§ **Task to complete**
Output a single figure: the number of lines in which the word "chart" appears.

§ **Supplied data**
________________________

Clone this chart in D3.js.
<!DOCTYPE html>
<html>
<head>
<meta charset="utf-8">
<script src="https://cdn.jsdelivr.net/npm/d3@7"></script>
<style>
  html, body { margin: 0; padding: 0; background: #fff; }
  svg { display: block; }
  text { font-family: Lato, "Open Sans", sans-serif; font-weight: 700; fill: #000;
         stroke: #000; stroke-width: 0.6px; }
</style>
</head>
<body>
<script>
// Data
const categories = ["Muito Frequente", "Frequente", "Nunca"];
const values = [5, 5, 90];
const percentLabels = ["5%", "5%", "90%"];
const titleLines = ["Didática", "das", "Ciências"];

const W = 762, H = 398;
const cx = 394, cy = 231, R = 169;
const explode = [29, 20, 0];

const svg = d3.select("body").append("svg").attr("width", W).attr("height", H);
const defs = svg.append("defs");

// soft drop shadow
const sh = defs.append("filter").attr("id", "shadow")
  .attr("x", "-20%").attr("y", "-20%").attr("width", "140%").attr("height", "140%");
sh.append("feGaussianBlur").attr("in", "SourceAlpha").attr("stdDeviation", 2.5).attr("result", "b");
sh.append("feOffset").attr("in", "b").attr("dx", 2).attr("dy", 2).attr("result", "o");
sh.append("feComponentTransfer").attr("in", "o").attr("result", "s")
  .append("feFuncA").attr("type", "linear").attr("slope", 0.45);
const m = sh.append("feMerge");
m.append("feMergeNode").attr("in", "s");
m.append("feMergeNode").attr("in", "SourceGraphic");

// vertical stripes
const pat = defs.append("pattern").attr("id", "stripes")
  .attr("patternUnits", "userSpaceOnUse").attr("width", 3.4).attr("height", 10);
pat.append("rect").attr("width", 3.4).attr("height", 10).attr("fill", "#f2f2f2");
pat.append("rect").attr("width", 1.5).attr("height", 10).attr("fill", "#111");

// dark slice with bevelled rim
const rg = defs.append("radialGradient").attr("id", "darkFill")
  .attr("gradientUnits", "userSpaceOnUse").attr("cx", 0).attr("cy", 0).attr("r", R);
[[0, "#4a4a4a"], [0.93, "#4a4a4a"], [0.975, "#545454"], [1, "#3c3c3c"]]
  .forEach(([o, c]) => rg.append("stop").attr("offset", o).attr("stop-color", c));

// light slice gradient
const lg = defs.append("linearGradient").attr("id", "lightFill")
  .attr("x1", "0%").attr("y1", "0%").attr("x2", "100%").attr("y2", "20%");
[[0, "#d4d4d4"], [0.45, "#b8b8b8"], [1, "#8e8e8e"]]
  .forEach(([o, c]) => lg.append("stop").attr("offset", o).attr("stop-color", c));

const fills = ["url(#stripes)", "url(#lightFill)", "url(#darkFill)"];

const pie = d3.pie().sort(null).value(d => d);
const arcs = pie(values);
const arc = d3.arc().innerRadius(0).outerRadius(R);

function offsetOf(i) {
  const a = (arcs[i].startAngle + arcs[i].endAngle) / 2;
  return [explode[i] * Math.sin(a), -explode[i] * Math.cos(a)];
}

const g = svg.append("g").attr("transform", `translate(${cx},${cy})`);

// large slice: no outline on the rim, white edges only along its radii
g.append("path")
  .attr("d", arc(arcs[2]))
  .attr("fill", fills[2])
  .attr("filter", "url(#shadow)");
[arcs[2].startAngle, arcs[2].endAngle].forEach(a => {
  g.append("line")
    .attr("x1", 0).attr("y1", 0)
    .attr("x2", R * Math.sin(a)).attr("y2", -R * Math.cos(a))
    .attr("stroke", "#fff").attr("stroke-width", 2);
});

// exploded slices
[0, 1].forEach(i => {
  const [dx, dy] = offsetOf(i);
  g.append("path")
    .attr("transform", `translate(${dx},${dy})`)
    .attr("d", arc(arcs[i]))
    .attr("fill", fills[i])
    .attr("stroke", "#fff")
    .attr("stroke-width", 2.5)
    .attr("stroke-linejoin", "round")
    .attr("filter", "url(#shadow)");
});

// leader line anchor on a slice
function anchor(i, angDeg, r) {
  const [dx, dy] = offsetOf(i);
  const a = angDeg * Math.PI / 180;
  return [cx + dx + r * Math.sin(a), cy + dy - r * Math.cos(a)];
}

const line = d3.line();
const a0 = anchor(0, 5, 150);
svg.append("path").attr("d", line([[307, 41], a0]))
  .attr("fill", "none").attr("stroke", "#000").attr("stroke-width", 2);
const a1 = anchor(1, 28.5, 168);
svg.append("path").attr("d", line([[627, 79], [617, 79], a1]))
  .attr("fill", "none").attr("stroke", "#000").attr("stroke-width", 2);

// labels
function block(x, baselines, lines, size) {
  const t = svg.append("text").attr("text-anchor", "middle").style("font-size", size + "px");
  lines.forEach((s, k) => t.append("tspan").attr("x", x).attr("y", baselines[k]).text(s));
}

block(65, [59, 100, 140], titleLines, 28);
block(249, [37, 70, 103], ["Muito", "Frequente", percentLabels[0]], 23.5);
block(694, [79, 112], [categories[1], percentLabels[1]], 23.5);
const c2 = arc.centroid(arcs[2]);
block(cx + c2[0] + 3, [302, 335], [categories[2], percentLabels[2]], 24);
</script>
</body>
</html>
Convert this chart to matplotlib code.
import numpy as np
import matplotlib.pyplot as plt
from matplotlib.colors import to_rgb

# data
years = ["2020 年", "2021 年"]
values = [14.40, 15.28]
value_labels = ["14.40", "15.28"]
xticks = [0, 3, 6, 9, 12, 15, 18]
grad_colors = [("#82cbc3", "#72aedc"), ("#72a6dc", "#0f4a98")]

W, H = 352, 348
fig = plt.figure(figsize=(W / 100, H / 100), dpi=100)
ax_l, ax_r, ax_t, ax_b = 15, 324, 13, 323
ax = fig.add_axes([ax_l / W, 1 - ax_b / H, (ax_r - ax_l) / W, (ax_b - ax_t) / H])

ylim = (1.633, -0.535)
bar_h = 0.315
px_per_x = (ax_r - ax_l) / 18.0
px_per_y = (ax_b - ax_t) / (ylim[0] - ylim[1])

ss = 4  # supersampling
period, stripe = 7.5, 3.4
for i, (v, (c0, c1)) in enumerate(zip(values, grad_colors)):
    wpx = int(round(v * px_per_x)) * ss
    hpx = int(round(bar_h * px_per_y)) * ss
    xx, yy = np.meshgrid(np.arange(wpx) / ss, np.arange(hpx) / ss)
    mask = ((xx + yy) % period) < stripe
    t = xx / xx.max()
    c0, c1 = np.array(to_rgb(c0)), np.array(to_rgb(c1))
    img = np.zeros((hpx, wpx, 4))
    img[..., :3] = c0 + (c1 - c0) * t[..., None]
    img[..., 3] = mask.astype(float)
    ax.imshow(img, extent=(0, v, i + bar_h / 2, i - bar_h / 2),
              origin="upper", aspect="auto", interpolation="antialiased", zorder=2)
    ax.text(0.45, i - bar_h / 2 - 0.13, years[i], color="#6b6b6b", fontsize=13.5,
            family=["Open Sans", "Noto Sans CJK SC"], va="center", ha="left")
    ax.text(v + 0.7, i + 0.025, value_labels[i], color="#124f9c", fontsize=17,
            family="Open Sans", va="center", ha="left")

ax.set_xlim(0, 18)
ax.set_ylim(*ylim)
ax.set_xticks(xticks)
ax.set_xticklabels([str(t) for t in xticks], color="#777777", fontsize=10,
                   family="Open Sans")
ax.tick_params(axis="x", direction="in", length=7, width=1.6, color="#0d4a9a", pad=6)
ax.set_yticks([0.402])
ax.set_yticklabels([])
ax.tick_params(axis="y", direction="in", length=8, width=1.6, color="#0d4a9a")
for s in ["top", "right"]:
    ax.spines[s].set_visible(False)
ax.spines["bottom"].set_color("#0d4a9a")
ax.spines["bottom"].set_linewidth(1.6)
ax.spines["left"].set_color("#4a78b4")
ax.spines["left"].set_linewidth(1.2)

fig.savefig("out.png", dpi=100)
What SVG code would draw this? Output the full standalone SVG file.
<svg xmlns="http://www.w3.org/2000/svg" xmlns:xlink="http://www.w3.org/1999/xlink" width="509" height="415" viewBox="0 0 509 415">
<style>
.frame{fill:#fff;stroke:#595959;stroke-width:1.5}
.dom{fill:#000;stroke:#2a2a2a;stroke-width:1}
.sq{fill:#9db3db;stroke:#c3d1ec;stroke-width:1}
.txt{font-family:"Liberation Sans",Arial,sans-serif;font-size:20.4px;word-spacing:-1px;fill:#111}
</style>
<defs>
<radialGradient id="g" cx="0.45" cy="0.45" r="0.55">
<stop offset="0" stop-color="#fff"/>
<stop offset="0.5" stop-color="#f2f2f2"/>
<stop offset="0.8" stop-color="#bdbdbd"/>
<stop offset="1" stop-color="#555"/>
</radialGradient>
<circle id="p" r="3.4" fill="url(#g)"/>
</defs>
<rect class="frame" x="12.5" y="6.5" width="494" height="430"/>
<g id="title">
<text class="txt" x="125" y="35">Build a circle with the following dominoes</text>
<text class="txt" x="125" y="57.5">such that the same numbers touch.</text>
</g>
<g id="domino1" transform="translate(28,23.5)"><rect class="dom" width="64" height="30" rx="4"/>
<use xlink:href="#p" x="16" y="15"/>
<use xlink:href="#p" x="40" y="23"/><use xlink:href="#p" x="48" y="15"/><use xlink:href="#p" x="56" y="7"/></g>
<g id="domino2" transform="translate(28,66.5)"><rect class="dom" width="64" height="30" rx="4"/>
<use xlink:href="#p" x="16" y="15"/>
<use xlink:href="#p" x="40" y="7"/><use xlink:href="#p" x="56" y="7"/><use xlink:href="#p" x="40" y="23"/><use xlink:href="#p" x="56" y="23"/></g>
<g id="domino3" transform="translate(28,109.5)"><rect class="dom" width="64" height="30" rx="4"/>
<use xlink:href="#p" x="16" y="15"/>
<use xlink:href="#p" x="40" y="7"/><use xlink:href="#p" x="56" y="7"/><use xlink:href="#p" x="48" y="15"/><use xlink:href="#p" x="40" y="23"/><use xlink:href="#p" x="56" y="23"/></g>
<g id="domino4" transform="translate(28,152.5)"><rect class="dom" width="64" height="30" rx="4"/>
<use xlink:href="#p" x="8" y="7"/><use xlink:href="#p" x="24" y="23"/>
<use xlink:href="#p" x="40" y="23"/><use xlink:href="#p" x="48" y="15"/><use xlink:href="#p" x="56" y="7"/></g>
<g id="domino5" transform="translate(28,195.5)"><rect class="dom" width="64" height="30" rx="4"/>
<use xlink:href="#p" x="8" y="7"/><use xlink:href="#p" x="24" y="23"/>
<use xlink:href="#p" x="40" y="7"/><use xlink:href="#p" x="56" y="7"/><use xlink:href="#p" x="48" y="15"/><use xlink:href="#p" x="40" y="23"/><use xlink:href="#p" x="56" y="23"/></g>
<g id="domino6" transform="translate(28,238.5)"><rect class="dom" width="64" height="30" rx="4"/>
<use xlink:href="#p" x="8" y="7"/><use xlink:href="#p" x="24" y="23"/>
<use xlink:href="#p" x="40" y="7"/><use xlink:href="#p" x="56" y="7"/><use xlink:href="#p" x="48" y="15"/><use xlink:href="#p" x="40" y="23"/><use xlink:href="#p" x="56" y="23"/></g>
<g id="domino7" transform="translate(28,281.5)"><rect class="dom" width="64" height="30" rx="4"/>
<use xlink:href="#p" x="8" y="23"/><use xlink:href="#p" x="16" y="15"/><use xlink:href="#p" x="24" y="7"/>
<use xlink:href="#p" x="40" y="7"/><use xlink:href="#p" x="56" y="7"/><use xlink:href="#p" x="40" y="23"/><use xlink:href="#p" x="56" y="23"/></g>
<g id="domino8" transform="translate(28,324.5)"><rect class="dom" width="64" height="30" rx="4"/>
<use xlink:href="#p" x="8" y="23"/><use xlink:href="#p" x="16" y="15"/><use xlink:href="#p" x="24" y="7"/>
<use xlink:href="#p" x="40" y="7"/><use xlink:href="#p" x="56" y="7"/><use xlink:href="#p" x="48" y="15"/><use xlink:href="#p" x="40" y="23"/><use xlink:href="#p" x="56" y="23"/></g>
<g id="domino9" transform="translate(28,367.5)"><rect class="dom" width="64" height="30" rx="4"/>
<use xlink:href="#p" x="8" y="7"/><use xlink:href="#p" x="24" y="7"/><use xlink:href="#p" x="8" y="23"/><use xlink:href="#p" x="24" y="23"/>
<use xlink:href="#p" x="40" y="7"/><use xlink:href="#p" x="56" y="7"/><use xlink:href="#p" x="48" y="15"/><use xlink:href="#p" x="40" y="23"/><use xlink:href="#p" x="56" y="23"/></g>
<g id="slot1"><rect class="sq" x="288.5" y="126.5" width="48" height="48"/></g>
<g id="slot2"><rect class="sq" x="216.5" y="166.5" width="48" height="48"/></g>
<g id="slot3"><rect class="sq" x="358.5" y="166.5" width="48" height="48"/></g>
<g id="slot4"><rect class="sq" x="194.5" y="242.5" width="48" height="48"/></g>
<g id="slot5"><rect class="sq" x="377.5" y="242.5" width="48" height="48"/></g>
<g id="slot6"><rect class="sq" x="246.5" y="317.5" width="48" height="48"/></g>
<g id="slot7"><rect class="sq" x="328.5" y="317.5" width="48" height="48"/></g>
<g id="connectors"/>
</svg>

________________________

§ **Solution**
2